Special Issue on Wireless and Passive Surface Acoustic Wave Sensor

The surface acoustic wave (SAW) generated by the so-called piezoelectric effect was confined to the piezoelectric substrate surface at a depth of one or two wavelengths; hence, it was very sensitive towards the external perturbations. Therefore, a SAW-based device can be used to explore a new approach of building many sensors for sensing chemical or physical measurements, such as gas, magnetic, current, pressure, and gyroscopes. High sensitivity, fast response, low power consumption, and small size were achieved with the sensor prototypes. Another outstanding property is that they work without a battery and use wireless interrogation, as they are connected only by a radio frequency link to a transceiver. This feature makes these devices very promising in extreme, harsh, or unattended scenarios. Great advances in wireless and passive SAW-based sensors have been reported in the recent literature.

This Special Issue presents breakthrough research on wireless and passive SAW sensing technologies, including some interesting applications of SAW sensors and some new designs of SAW devices.

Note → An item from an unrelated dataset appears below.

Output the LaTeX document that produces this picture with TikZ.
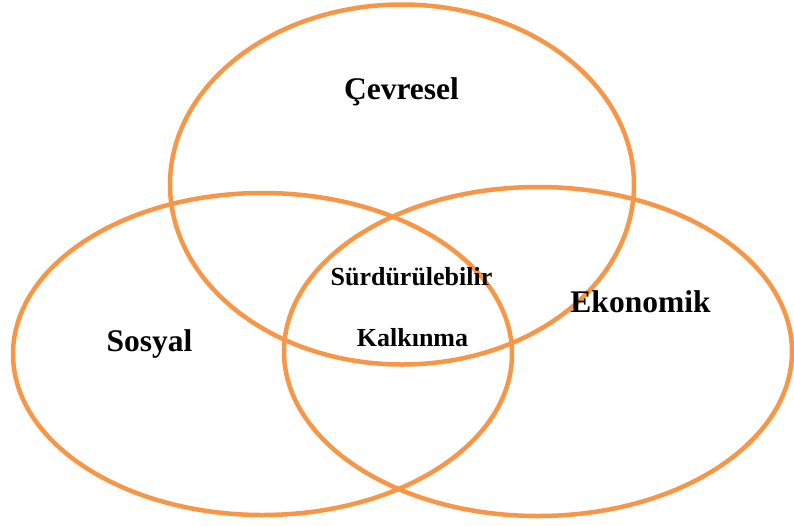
\documentclass[tikz,border=0pt]{standalone}
\usepackage{fontspec}
\setmainfont{Liberation Serif}
\usetikzlibrary{shapes.geometric}
\definecolor{vorange}{RGB}{247,150,70}
\begin{document}
\begin{tikzpicture}[x=1pt,y=-1pt,
  ring/.style={ellipse,draw=vorange,line width=4.5pt,inner sep=0pt,outer sep=0pt},
  biglabel/.style={anchor=base,font=\bfseries\fontsize{31.5}{36}\selectfont,inner sep=0pt},
  smalllabel/.style={anchor=base,font=\bfseries\fontsize{26}{30}\selectfont,inner sep=0pt}]
\useasboundingbox (0,0) rectangle (794,525);
\node[ring,minimum width=464pt,minimum height=360pt] (cevre) at (402,184.5) {};
\node[ring,minimum width=499pt,minimum height=322pt] (sosyal) at (262.5,354) {};
\node[ring,minimum width=508pt,minimum height=329pt] (ekonomi) at (538,351.5) {};
\node[biglabel] (tc) at (401.5,99) {Çevresel};
\node[biglabel] (ts) at (149.5,351.7) {Sosyal};
\node[biglabel] (te) at (640.5,312) {Ekonomik};
\node[smalllabel] (sk1) at (411.5,285) {Sürdürülebilir};
\node[smalllabel] (sk2) at (412.5,346.7) {Kalkınma};
\end{tikzpicture}
\end{document}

A total of eight papers in various fields of wireless and passive sensing technology—including gyroscopes, current sensors, mass-loading detection, aerosol sensor, temperature, and new designs of sensing devices are presented in this Special Issue. Chen et al. reported the finite element analysis of the distribution parameters of metal dot array in SAW gyroscope, optimal design was determined theoretically [1]. Su. et al. reported a new design for an SAW current sensor, which employed FeGa magneto-strictive thin-film, and increased sensitivity was achieved [2]. You et al. implemented successful detection of small-size mass loading using a transversely coupled SAW resonator [3]. Chen et al. proposed a new design of aerosol sensor for multi-sized particles detection employing an SAW resonator and a cascade impactor [4]. Sun et al. presented the analysis and design of single-phase unidirectional transducers with high directivity, which are beneficial for ensuring a reduction in the insertion loss of SAW devices [5]. Tian et al. reported a novel microphonic crystal, employed as the waveguide layer for Love wave sensors, to improve the waveguide effect [6]. Chen et al. proposed an interesting investigation of electro-elastic properties of LN single crystals at low temperatures [7]. Gao et al. proposed a new algorithm for wireless and passive temperature sensors; very high precision in temperature sensing was achieved successfully [8].

Although submissions for this Special Issue have been closed, in-depth research in the field of wireless and passive SAW technologies continues to address the challenges we face today, such as exploring of high-temperature-resistant materials, packages, and sensitive mechanisms in the mission to meet extreme environmental sensing requirements.